What happens when the Moon pulls on the ocean?
Gravity is the force that pulls things toward each other. Earth pulls you down to the ground with gravity — that is why you do not float away. But Earth is not the only thing pulling. The Moon pulls too, and even though it is far away, it is so big that the pull reaches all the way here. It shows most on the ocean, because water is easy to move.
Imagine gently pulling one end of a big blanket. The fabric gathers into a heap toward you. That is almost what the Moon does to the sea: it pulls the water toward it, so the water gathers into a wide bulge on the side of Earth facing the Moon. Right where the bulge is, the sea stands high — that is high tide. Want to see how small discoveries like this connect play and science? See what STEAM learning is.

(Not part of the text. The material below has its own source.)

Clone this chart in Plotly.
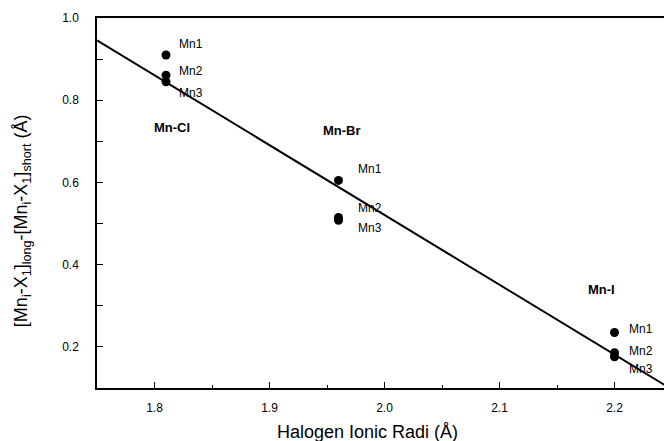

And here is the surprise that turns everything on its head: it is not the sea that travels around Earth — it is Earth that spins around inside the bulge of water. Your beach stays put on Earth, but Earth spins once a day, so your beach slowly turns into the bulge (high tide) and out again (low tide). You are sitting on a planet riding a carousel through a giant drop of water.
Try it at home: Mark the breathing sea
You need no equipment to see tides — just patience and a place you can return to. Find a beach, a jetty, or a rock you can recognise. Place a stone exactly where the waterline is now, and note the time. Go and do something else for two or three hours, then come back and find your stone. Is the water higher or lower than before? Then you have watched high tide or low tide happen — slowly, but surely. While you wait, remember that it is the Moon far overhead moving the water. Almost impossible to believe — but your stone proves it.